BACKGROUND: Few primary care patients are screened for substance use. As part of a phased feasibility study examining the implementation of electronic health record-integrated screening with the Tobacco, Alcohol, and Prescription Medication Screening (TAPS) Tool and clinical decision support (CDS) in rural primary care clinics, focus groups were conducted to identify early indicators of success and challenges to screening implementation.
METHOD: Focus groups (n = 6) were conducted with medical assistants (MAs: n = 3: 19 participants) and primary care providers (PCPs: n = 3: 13 participants) approximately one month following screening implementation in three Federally Qualified Health Centers in Maine. Rapid analysis and matrix analysis using Proctor’s Taxonomy of Implementation Outcomes were used to explore implementation outcomes.

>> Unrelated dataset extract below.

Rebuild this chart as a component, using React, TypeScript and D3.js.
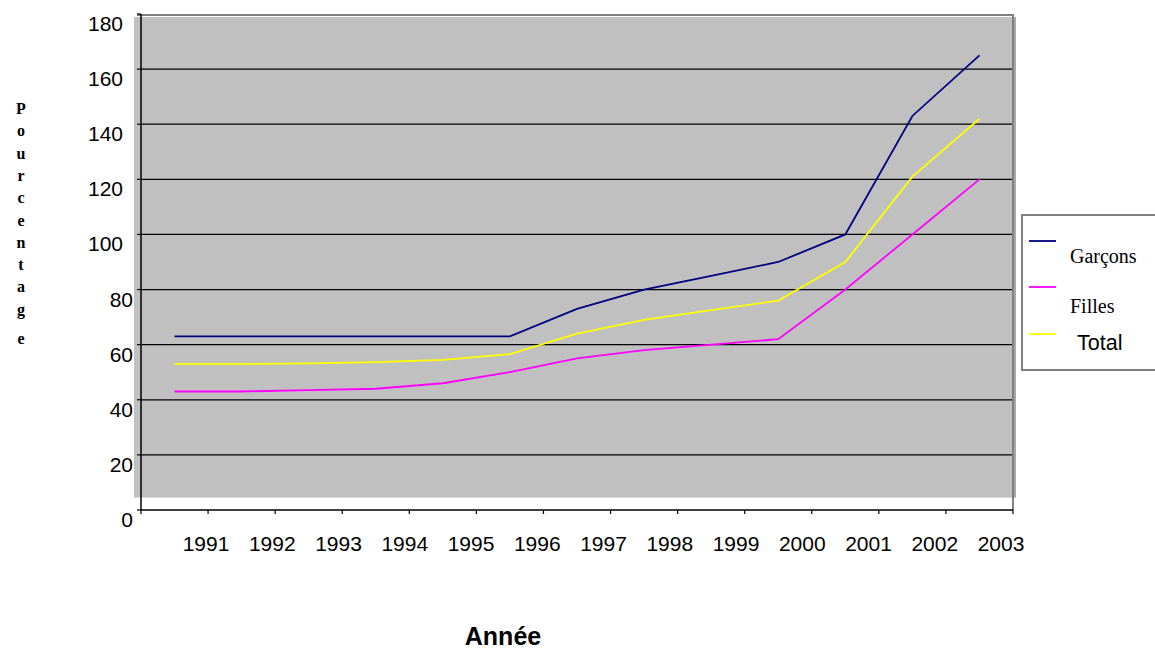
import React, { useRef, useEffect } from 'react';
import * as d3 from 'd3';

const years = ['1991', '1992', '1993', '1994', '1995', '1996', '1997', '1998', '1999', '2000', '2001', '2002', '2003'];
const garcons = [63, 63, 63, 63, 63, 63, 73, 80, 85, 90, 100, 143, 165];
const filles = [43, 43, 43.5, 44, 46, 50, 55, 58, 60, 62, 80, 100, 120];
const total = [53, 53, 53.2, 53.7, 54.5, 56.6, 64, 69, 72.5, 76, 90, 121, 142];
const yTicks = [0, 20, 40, 60, 80, 100, 120, 140, 160, 180];
const yLabel = 'Pourcentage';

const seriesList = [
    { name: 'Garçons', values: garcons, color: '#000080', font: 'Liberation Serif, Times New Roman, serif', size: 20 },
    { name: 'Filles', values: filles, color: '#FF00FF', font: 'Liberation Serif, Times New Roman, serif', size: 20 },
    { name: 'Total', values: total, color: '#FFFF00', font: 'Liberation Sans, Arial, sans-serif', size: 21.5 },
];

const App = () => {
    const svgRef = useRef(null);

    useEffect(() => {
        const svg = d3.select(svgRef.current);
        svg.selectAll('*').remove();
        const width = 1155;
        const height = 650;
        const left = 141, right = 1013, bottom = 510, top = 14;
        const sans = 'Liberation Sans, Arial, sans-serif';

        svg.attr('width', width).attr('height', height);

        const x = d3.scaleBand().domain(years).range([left, right]).padding(0);
        const xLab = d3.scalePoint().domain(years).range([206, 1001]);
        const y = d3.scaleLinear().domain([0, 180]).range([bottom, top]);

        // plot background
        svg.append('rect')
            .attr('x', left - 7).attr('y', y(180) + 3)
            .attr('width', right - left + 9).attr('height', y(4.5) - y(180) - 3)
            .attr('fill', '#C0C0C0');

        // gridlines
        svg.append('g')
            .selectAll('line')
            .data(yTicks.filter(d => d > 0 && d < 180))
            .join('line')
            .attr('x1', left).attr('x2', right)
            .attr('y1', d => y(d)).attr('y2', d => y(d))
            .attr('stroke', '#000').attr('stroke-width', 1.2);

        // top + right border
        svg.append('line')
            .attr('x1', left - 4).attr('x2', right + 1)
            .attr('y1', y(180) + 1).attr('y2', y(180) + 1)
            .attr('stroke', '#808080').attr('stroke-width', 2);
        svg.append('line')
            .attr('x1', right).attr('x2', right)
            .attr('y1', y(180)).attr('y2', bottom)
            .attr('stroke', '#808080').attr('stroke-width', 2);
        svg.append('line')
            .attr('x1', right + 2).attr('x2', right + 2)
            .attr('y1', y(180) + 3).attr('y2', y(4.5))
            .attr('stroke', '#A8A8A8').attr('stroke-width', 2);

        // axes
        const yAxis = svg.append('g');
        yAxis.append('line')
            .attr('x1', left).attr('x2', left).attr('y1', top).attr('y2', bottom)
            .attr('stroke', '#000').attr('stroke-width', 1.5);
        yAxis.selectAll('line.tick')
            .data(yTicks)
            .join('line')
            .attr('class', 'tick')
            .attr('x1', left - 4).attr('x2', left)
            .attr('y1', d => y(d)).attr('y2', d => y(d))
            .attr('stroke', '#000').attr('stroke-width', 1.2);
        yAxis.selectAll('text')
            .data(yTicks)
            .join('text')
            .attr('x', d => d >= 100 ? 123 : 133)
            .attr('y', d => y(d) + 17)
            .attr('text-anchor', 'end')
            .attr('font-family', sans).attr('font-size', 21)
            .text(d => d);

        const xAxis = svg.append('g');
        xAxis.append('line')
            .attr('x1', left).attr('x2', right).attr('y1', bottom).attr('y2', bottom)
            .attr('stroke', '#000').attr('stroke-width', 1.5);
        xAxis.selectAll('line.tick')
            .data([...years.map(d => x(d)), right])
            .join('line')
            .attr('class', 'tick')
            .attr('x1', d => d).attr('x2', d => d)
            .attr('y1', bottom).attr('y2', bottom + 4)
            .attr('stroke', '#000').attr('stroke-width', 1.2);
        xAxis.selectAll('text')
            .data(years)
            .join('text')
            .attr('x', d => xLab(d))
            .attr('y', 551)
            .attr('text-anchor', 'middle')
            .attr('font-family', sans).attr('font-size', 21)
            .text(d => d);

        // lines
        const line = d3.line()
            .x((d, i) => x(years[i]) + x.bandwidth() / 2)
            .y(d => y(d));
        svg.append('g')
            .selectAll('path')
            .data(seriesList)
            .join('path')
            .attr('d', s => line(s.values))
            .attr('fill', 'none')
            .attr('stroke', s => s.color)
            .attr('stroke-width', 1.8);

        // axis titles
        svg.append('text')
            .attr('x', 503).attr('y', 645)
            .attr('text-anchor', 'middle')
            .attr('font-family', sans).attr('font-size', 25).attr('font-weight', 'bold')
            .text('Année');

        const yt = svg.append('text')
            .attr('font-family', 'Liberation Serif, Times New Roman, serif')
            .attr('font-size', 16).attr('font-weight', 'bold')
            .attr('text-anchor', 'middle');
        yt.selectAll('tspan')
            .data(yLabel.split(''))
            .join('tspan')
            .attr('x', 21)
            .attr('y', (d, i) => 114 + i * 22.3 + (i === 10 ? 7 : 0))
            .text(d => d);

        // legend
        const lg = svg.append('g');
        lg.append('rect')
            .attr('x', 1022).attr('y', 215).attr('width', 150).attr('height', 155)
            .attr('fill', '#fff').attr('stroke', '#808080').attr('stroke-width', 2);
        const lineY = [241, 287, 334];
        const textPos = [[1070, 263], [1070, 313], [1077, 350]];
        lg.selectAll('line')
            .data(seriesList)
            .join('line')
            .attr('x1', 1029).attr('x2', 1056)
            .attr('y1', (d, i) => lineY[i]).attr('y2', (d, i) => lineY[i])
            .attr('stroke', d => d.color).attr('stroke-width', 1.8);
        lg.selectAll('text')
            .data(seriesList)
            .join('text')
            .attr('x', (d, i) => textPos[i][0]).attr('y', (d, i) => textPos[i][1])
            .attr('font-family', d => d.font).attr('font-size', d => d.size)
            .text(d => d.name);
    }, []);

    return <svg ref={svgRef} style={{ position: 'absolute', left: 0, top: 0 }}></svg>;
};

export default App;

RESULTS: There was consensus that screening is being used, but use of the CDS was lower, in part due to limited positive screens. Fidelity was high among MAs, though discomfort with the CDS surfaced among PCPs, impacting adoption and fidelity. The TAPS Tool’s content, credibility and ease of workflow integration were favorably assessed. Challenges include screening solely at annual visits and self-administered screening for certain patients.
CONCLUSIONS: Results reveal indicators of implementation success and strategies to address challenges to screening for substance use in primary care.
Early implementation of screening for substance use in rural primary care: A rapid analytic qualitative study
Substance Abuse, 42 (4), 678-691. doi: 10.1080/08897077.2020.1827125. PMCID: PMC8626097.